DATA FOR THIS TASK –
▽

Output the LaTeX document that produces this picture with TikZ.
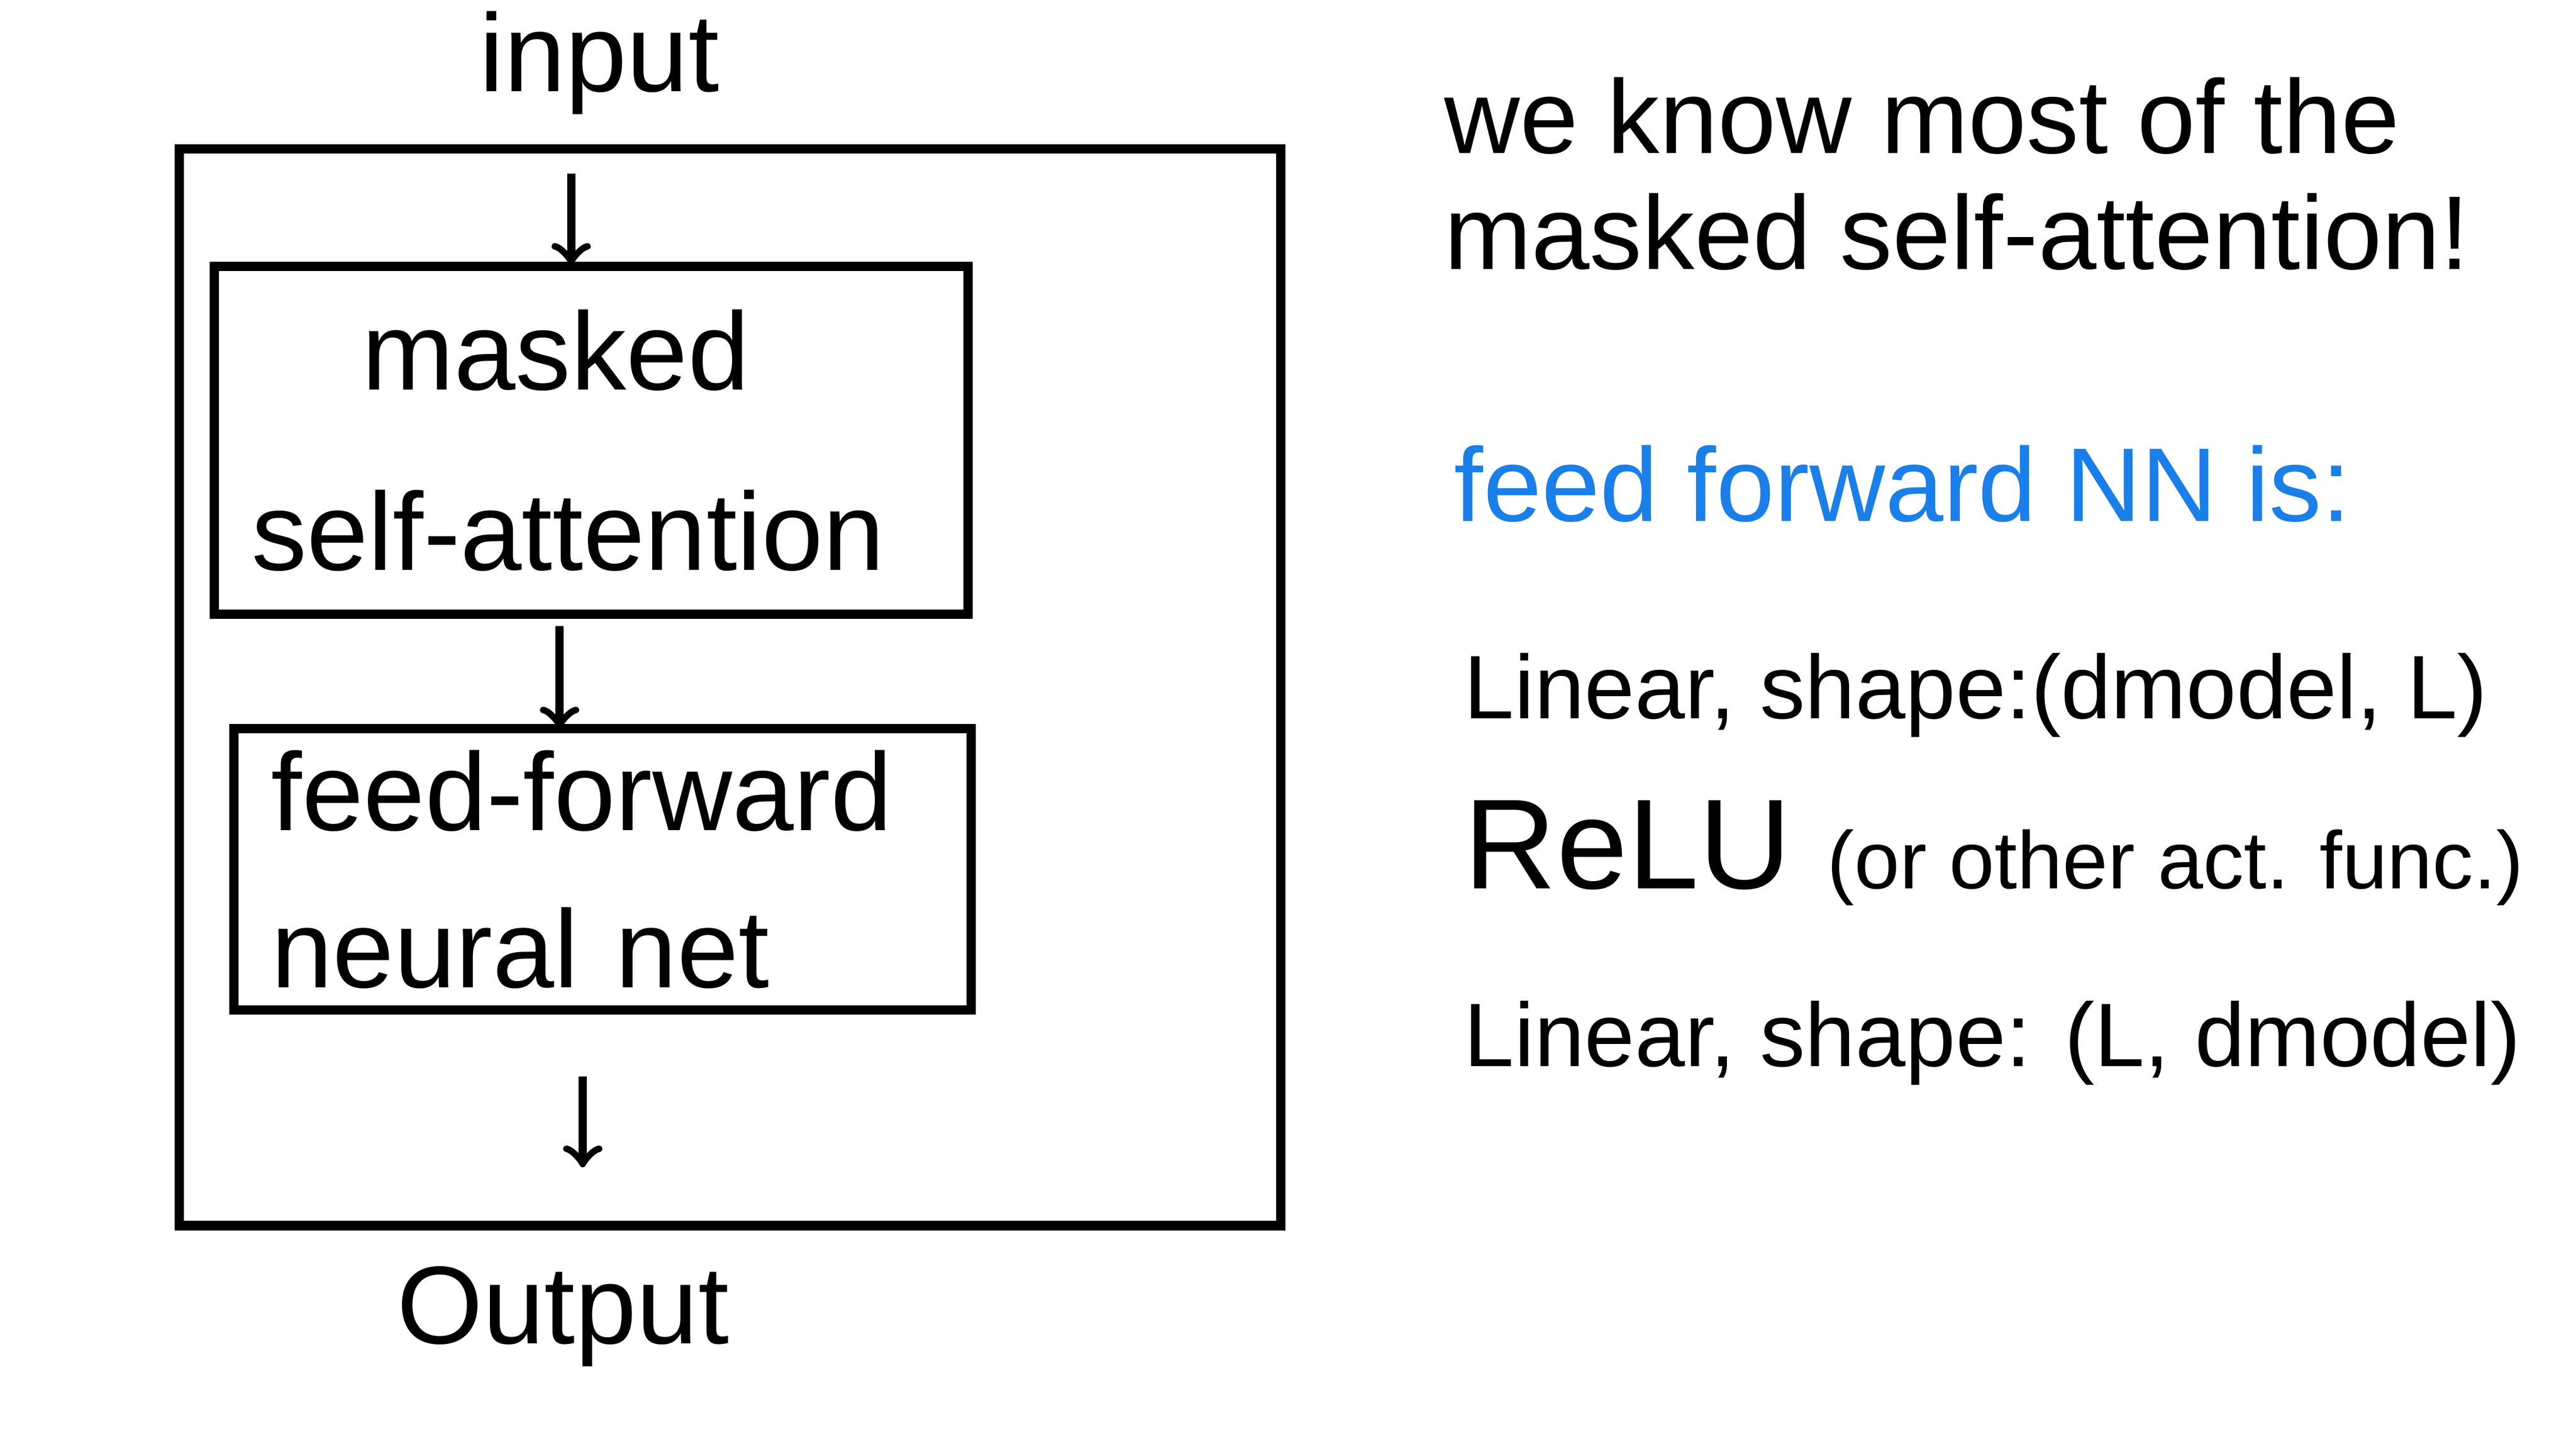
\documentclass[tikz,border=0pt]{standalone}
\usepackage{fontspec}
\setmainfont{Liberation Sans}
\definecolor{hblue}{HTML}{1A7FE8}
\begin{document}
\begin{tikzpicture}[x=0.01cm,y=-0.01cm,
  box/.style={draw,line width=1.6pt,rectangle},
  arr/.style={->,line width=1.4pt},
  lbl/.style={font=\fontsize{19}{23}\selectfont},
  rt/.style={anchor=west,font=\fontsize{18}{22}\selectfont},
  bt/.style={anchor=west,font=\fontsize{15}{19}\selectfont}]
\useasboundingbox (0,0) rectangle (1556,875);
\node[box,minimum width=6.65cm,minimum height=6.5cm] (outer) at (441,415) {};
\node[box,minimum width=4.55cm,minimum height=2.1cm,align=left,lbl,text width=4.1cm] (b1) at (357,266) {\quad masked\\[8pt]self-attention};
\node[box,minimum width=4.45cm,minimum height=1.7cm,align=left,lbl,text width=4.0cm] (b2) at (364,525) {feed-forward\\[4pt]neural net};
\node[lbl] (in) at (362,38) {input};
\node[lbl] (out) at (340,795) {Output};
\coordinate (a0) at (345,105);
\coordinate (a1) at (345,160);
\coordinate (c0) at (338,378);
\coordinate (c1) at (338,440);
\coordinate (a2) at (352,650);
\coordinate (a3) at (352,705);
\draw[arr] (a0) -- (a1);
\draw[arr] (c0) -- (c1);
\draw[arr] (a2) -- (a3);
\node[rt] (t1) at (860,70) {we know most of the};
\node[rt] (t2) at (860,140) {masked self-attention!};
\node[rt,text=hblue] (t3) at (866,292) {feed forward NN is:};
\node[bt] (t4) at (872,420) {\fontsize{15.5}{19}\selectfont Linear, shape:(dmodel, L)};
\node[bt] (t5) at (872,515) {\fontsize{22}{26}\selectfont ReLU \fontsize{14}{17}\selectfont(or other act. func.)};
\node[bt] (t6) at (872,630) {\fontsize{15.5}{19}\selectfont Linear, shape: (L, dmodel)};
\end{tikzpicture}
\end{document}
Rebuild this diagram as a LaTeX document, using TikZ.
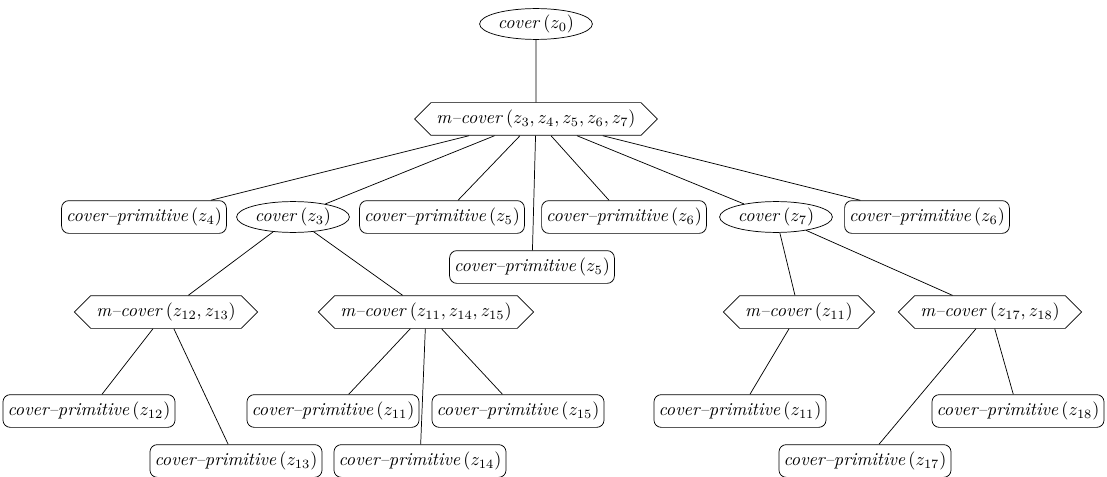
\documentclass[tikz,border=0pt]{standalone}
\usepackage{tikz}
\usetikzlibrary{shapes.geometric,shapes.symbols}
\tikzset{
  prim/.style={draw,rounded corners=4pt,inner xsep=2.5pt,inner ysep=4pt},
  cov/.style={draw,ellipse,inner sep=1pt},
  mcov/.style={draw,signal,signal to=west and east,inner xsep=3pt,inner ysep=4pt},
  link/.style={color=black}
}
\newcommand{\cterm}[2]{\textit{#1}\,$(#2)$}
\begin{document}
\begin{tikzpicture}[x=0.55pt,y=-0.55pt]
  \useasboundingbox (0,0) rectangle (1107,477);
  % top
  \node[cov] (root) at (536,24) {\cterm{cover}{z_0}};
  \node[mcov] (mc) at (536,119) {\cterm{m--cover}{z_3, z_4, z_5, z_6, z_7}};
  % second level
  \node[prim] (p4) at (144,217) {\cterm{cover--primitive}{z_4}};
  \node[cov] (c3) at (293,217) {\cterm{cover}{z_3}};
  \node[prim] (p5) at (442,217) {\cterm{cover--primitive}{z_5}};
  \node[prim] (p5b) at (532,267) {\cterm{cover--primitive}{z_5}};
  \node[prim] (p6) at (624,217) {\cterm{cover--primitive}{z_6}};
  \node[cov] (c7) at (776,217) {\cterm{cover}{z_7}};
  \node[prim] (p6b) at (927,217) {\cterm{cover--primitive}{z_6}};
  % third level
  \node[mcov] (mc12) at (166,312) {\cterm{m--cover}{z_{12}, z_{13}}};
  \node[mcov] (mc11) at (426,312) {\cterm{m--cover}{z_{11}, z_{14}, z_{15}}};
  \node[mcov] (mc11b) at (799,312) {\cterm{m--cover}{z_{11}}};
  \node[mcov] (mc17) at (990,312) {\cterm{m--cover}{z_{17}, z_{18}}};
  % leaves
  \node[prim] (p12) at (89,411) {\cterm{cover--primitive}{z_{12}}};
  \node[prim] (p13) at (236,461) {\cterm{cover--primitive}{z_{13}}};
  \node[prim] (p11) at (333,411) {\cterm{cover--primitive}{z_{11}}};
  \node[prim] (p14) at (420,461) {\cterm{cover--primitive}{z_{14}}};
  \node[prim] (p15) at (518,411) {\cterm{cover--primitive}{z_{15}}};
  \node[prim] (p11b) at (740,411) {\cterm{cover--primitive}{z_{11}}};
  \node[prim] (p17) at (865,461) {\cterm{cover--primitive}{z_{17}}};
  \node[prim] (p18) at (1018,411) {\cterm{cover--primitive}{z_{18}}};
  % edges
  \draw[link] (root) -- (mc);
  \foreach \n in {p4,c3,p5,p5b,p6,c7,p6b}
    \draw[link] (mc) -- (\n);
  \draw[link] (c3) -- (mc12);
  \draw[link] (c3) -- (mc11);
  \draw[link] (c7) -- (mc11b);
  \draw[link] (c7) -- (mc17);
  \draw[link] (mc12) -- (p12);
  \draw[link] (mc12) -- (p13);
  \draw[link] (mc11) -- (p11);
  \draw[link] (mc11) -- (p14);
  \draw[link] (mc11) -- (p15);
  \draw[link] (mc11b) -- (p11b);
  \draw[link] (mc17) -- (p17);
  \draw[link] (mc17) -- (p18);
\end{tikzpicture}
\end{document}
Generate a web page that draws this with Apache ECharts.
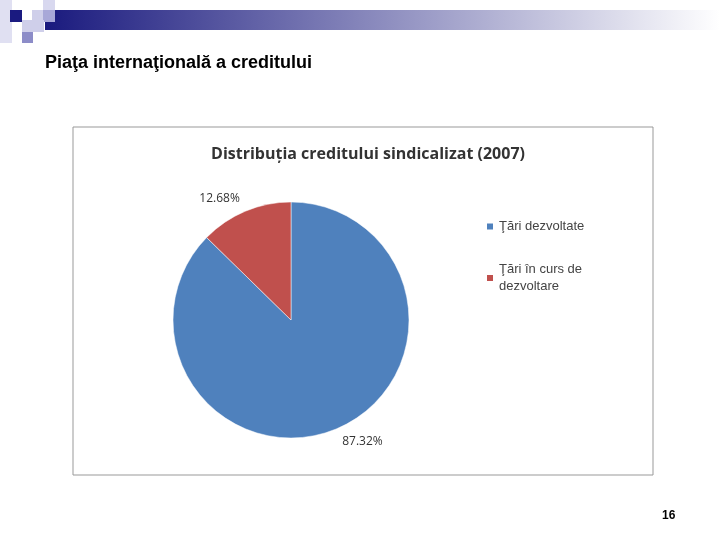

△

Pull every line containing "with" from the material above.

Output the LaTeX document that produces this picture with TikZ.
Generate a web page that draws this with Apache ECharts.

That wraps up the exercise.